Изменить размер шрифта - +

Для молодого и ревностного психоаналитика является, конечно, заманчивым, если он вносит многое из собственной индивидуальности, чтобы увлечь за собой пациента и одним взмахом поднять его над границами его узкой личности. Можно было бы думать, что допустимо и даже целесообразно было бы со стороны врача, для преодоления имеющегося у больного сопротивления, показать ему собственные душевные дефекты и конфликты, откровенными сообщениями их своих переживаний дать ему возможность стать на одном уровне. Доверие обязывает к взаимности, и кто требует откровенности, должен и сам быть откровенным.

Но в отношениях психоанализа многое протекает совсем иначе, чем мы должны были бы ожидать по данным сознательной психологии. Опыт не говорит за преимущества такой аффективной техники. Не трудно также заметить, что мы таким образом оставляем почву психоанализа и приближаемся к лечению внушением. Этим достигается разве только то, что пациент легче и раньше сообщит что-либо известное ему самому, о чем он из чувства сопротивления еще некоторое время умолчал бы. Для вскрытия бессознательного такая техника не действительна, она делает больного не способным преодолеть более глубокое сопротивление и в тяжелых случаях всегда наталкивается на возбужденное любопытство больного, который охотно готов был бы перевернуть отношения, так как анализ врача для него интереснее, чем его собственный. Разрешение “перенесения”, это главная задача лечения, также затрудняется интимной “установкой” врача, так что некоторая выгода в начале, делается в конце концов более, чем сомнительной. Я не замедлю, поэтому отбросить этот род техники, как ошибочный. Врач должен быть непроницаем для анализируемого, и, как зеркальная поверхность, показывать только то, что в нем отражается. Во всяком случае, практически ничего нельзя сказать против усиления анализа некоторой порцией внушения, для скорейшего достижения видимых результатов, как это необходимо бывает, например, в лечебных учреждениях, но надо требовать, чтобы терапевт сам не оставался в сомнении относительного того, что он предпринимает, чтобы он знал, что его метод не есть настоящий психоанализ.

ж) Другого рода опыты делаются на почве воспитательной деятельности, которая возлагается на врача при психоаналитическом лечении без особого с его стороны намерения. При освобождении от задержек развития, врач непроизвольно попадает в положение, когда он должен указать цель для освободившихся стремлений. Из вполне понятного честолюбия он старается из той особы, на освобождение которой от невроза он потратил столько труда, сделать что-либо особенно хорошее, направить ее желания на высокие цели. Но и здесь врач должен держать себя в руках и руководствоваться больше склонностями анализируемого, чем собственными желаниями.

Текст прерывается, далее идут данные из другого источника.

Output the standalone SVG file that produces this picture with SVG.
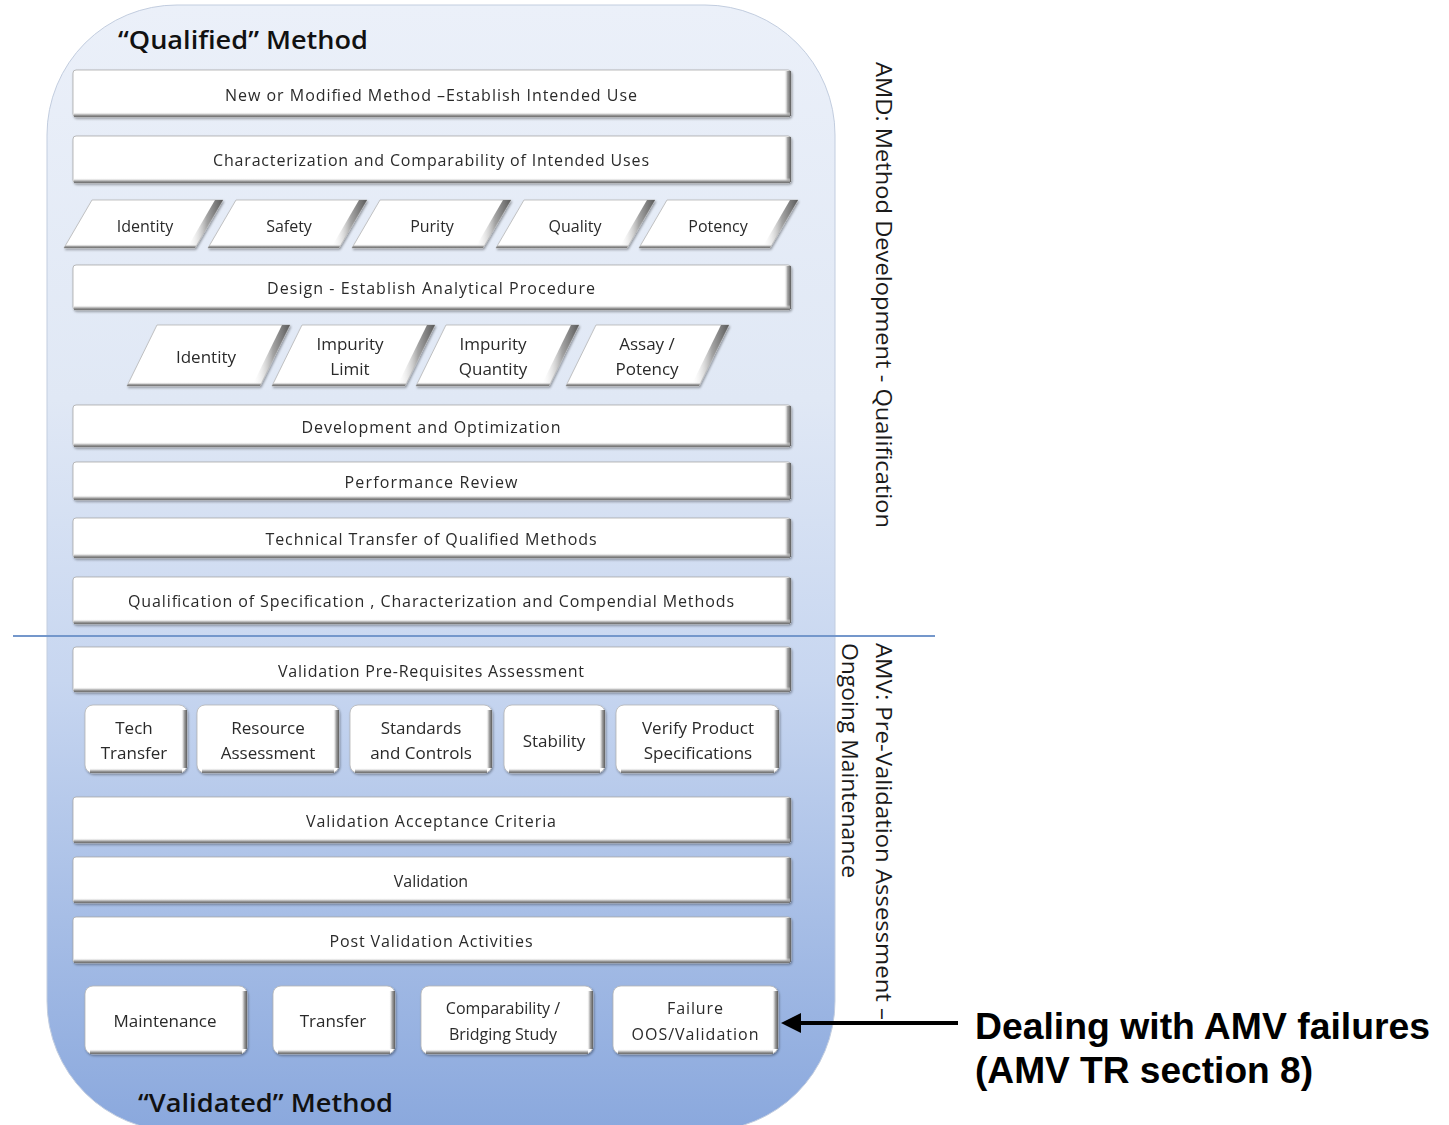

Не все невротики обладают большою способностью сублимирования; про многих из них можно было бы утверждать, что они вообще не заболели бы, если бы владели искусством сублимировать свои инстинкты. Если их понуждают чрезмерно к сублимированию и лишают ближайшего и спокойного удовлетворения инстинктов, то делают им жизнь еще тяжелее, чем она была раньше. Врач должен быть терпимым к слабостям больных, должен быть доволен, если завоюет для неполноценного человека хотя некоторую долю способности действовать и наслаждаться.

Честолюбие воспитателя также мало целесообразно, как и терапевта. Кроме того, надо иметь в виду, что многие заболевали именно при попытке сублимировать свои инстинкты свыше той меры, которая доступна их организации, а у склонных к сублимированию этот процесс должен протекать сам собою, коль скоро задержки преодолены анализом. Таким образом, стремление всегда применять аналитическое лечение к сублимированию инстинктов, хотя и похвально, но не во всех случаях может быть рекомендовано.